How Somalia’s al-Shabab militants hone their image
A recent al-Shabab directive that all its members change their mobile phone numbers shows how tech-savvy the al-Qaeda-linked Somali Islamist group remains and how their communications strategy is key to their survival.
Concerned that their messages may be intercepted, the leadership has also banned members from using smart phones.
The group has long run what is regarded as a slick media machine.
Even without smart phones, it has been known for its sophisticated handling of social media, a reputation at odds with its regular bans on communication technology for Somali citizens.
In particular, it has made extensive use of Twitter in order to get its message across.
It has also devoted considerable resources to producing a series of promotional videos.
Al-Shabab's material aims to spread the group's ideology of establishing an Islamic state in Somalia, in line with al-Qaeda's stated ambition of setting up a global Islamic caliphate.
It wants to achieve this both by military conquest and also the conversion of souls - for which communication technology is a key tool.
Al-Shabab's well-produced video documentaries deliver the jihadi narrative in an appealing form to Somali audiences in the diaspora.
They are aimed at young people of Somali origin such as Hassan Abdi Dhuhulow, a suspect in last year's Westgate mall attack in Kenya. His family is said to have moved to Norway as refugees in 1999.
The group's documentaries are produced by its media arm, the al-Kataib foundation.
Many of them show al-Shabab engaging in charity work and other activities that depict the group as a legitimate authority.
However, they can also be quite gruesome - showing the corpses of those they have killed, including alleged spies who are often beheaded.
And they contain threats to their perceived enemies - in Somalia, neighbouring countries such as Kenya which are helping Somalia's government and the West.
The videos portray al-Shabab's fight as part of a wider global conflict in which Islam is under threat.
English and US accents
Al-Shabab also has its own radio station, Radio Andalus.
The group has acquired half a dozen relay stations, mainly by seizing private radio stations such as HornAfrik, Holy Koran Radio and the Global Broadcasting Corporation radio and their equipment - including some from the BBC.
The website Kismaayo News reported that by 2013, the group had 50 journalists working for Andalus radio.
When it comes to recruiting presenters, al-Shabab is known for its attention to detail.
It generally takes care to use presenters with British or American accents to deliver its English language audio statements.
With statements in Arabic, standard Arabic is used, and the presenters clearly have a high level of education in the language and in Islamic texts.
Swahili-language presenters use classical Kiswahili as spoken in Tanzania and coastal Kenya.
The majority of al-Shabab's audio output, though, is in Somali and is presented articulately and fluently.
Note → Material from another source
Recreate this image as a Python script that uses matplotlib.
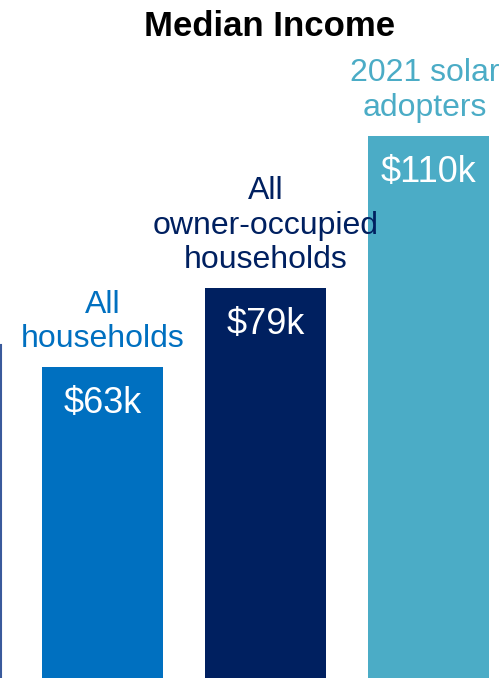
import matplotlib
matplotlib.use("Agg")
import matplotlib.pyplot as plt
from matplotlib.lines import Line2D

plt.rcParams['font.family'] = ['Liberation Sans', 'DejaVu Sans']

# data
categories = ["All\nhouseholds", "All\nowner-occupied\nhouseholds", "2021 solar\nadopters"]
incomes = [63, 79, 110]
value_labels = ["$63k", "$79k", "$110k"]
colors = ["#0070c0", "#002060", "#4bacc6"]


def plot_income():
    fig = plt.figure(figsize=(5.03, 6.78), dpi=100)
    ax = fig.add_axes([0, 0, 1, 1])
    ax.axis('off')

    xs = list(range(len(incomes)))
    ax.bar(xs, incomes, width=0.742, color=colors)
    ax.set_xlim(-0.629, 2.457)
    ax.set_ylim(0, 137.5)

    for x, v, cat, lab, c in zip(xs, incomes, categories, value_labels, colors):
        # last label sits a little left of its bar in the original
        dx = -4 if x == len(incomes) - 1 else 0
        ax.annotate(cat, (x, v), xytext=(dx, 13), textcoords='offset pixels',
                    ha='center', va='bottom', fontsize=23, color=c)
        ax.annotate(lab, (x, v), xytext=(0, -19), textcoords='offset pixels',
                    ha='center', va='top', fontsize=26, color='white')

    fig.text(0.535, 1 - 26 / 678, "Median Income", ha='center', va='center',
             fontsize=25, fontweight='bold', color='black')

    # edge of the neighbouring panel, cut off at the left
    fig.add_artist(Line2D([1 / 503, 1 / 503], [0, 1 - 345 / 678],
                          transform=fig.transFigure, color='#3a5a9c', linewidth=1.5))

    fig.savefig("out.png", dpi=100)


if __name__ == "__main__":
    plot_income()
A number of pro-al-Shabab websites have emerged, which host material produced by the group and act as vehicles for furthering its military aims.
The content is intended to frustrate efforts by the Somali government and its allies - mainly the African Union forces fighting in Somalia - to eliminate the group.
Al-Shabab has often used Twitter to challenge the veracity of claims made by the African Union forces.
Its Twitter accounts are now closed, but Kenya's military spokesman Maj-Gen Chirchir has continued to attack the group's media policy.
On 20 May he tweeted: "Al Shabaab Courtesy calls! The more videos you release to scare Kenyans the more WE make visitations. Consider peace, the better option."
When the group's official spokesman, Sheikh Ali Dheere, appears on video, he is surrounded by fighters.
He reportedly answers to the group's overall leader and oversees a bevy of apparently enthusiastic journalists.
Al-Shabab has honed its media strategy as aggressively as it has enforced its bans on the Somali population.
As the group loses control of parts of the country, it has issued a series of bans on technology:
- Internet: In January 2014, the group declared a ban on using the internet through mobile handsets and fibre optic cables. It said the Muslim population "could be spied on and monitored and information on them transmitted through the internet on their phones". The group also declared that mobile internet devices had "adverse effects on the moral behaviour of the Muslim population in Somalia".
- Smart phones: In 2013 smart phones were banned by the group. Media reports said al-Shabab operatives went round intimidating anyone possessing a smart phone. Their campaign began shortly after a raid on a house in Barawe by US commandos last October. They were targeting al-Shabab commander Abdulkadir Mohamed Abdulkadir, alias Ikrima. He had lived in Norway but returned after failing to get political asylum there.
- TV: In November 2013 the group's members in Barawe announced via loudspeakers that watching television was banned. They declared that it was against Islamic principles and ordered residents to hand their television sets and satellite dishes to al-Shabab officials.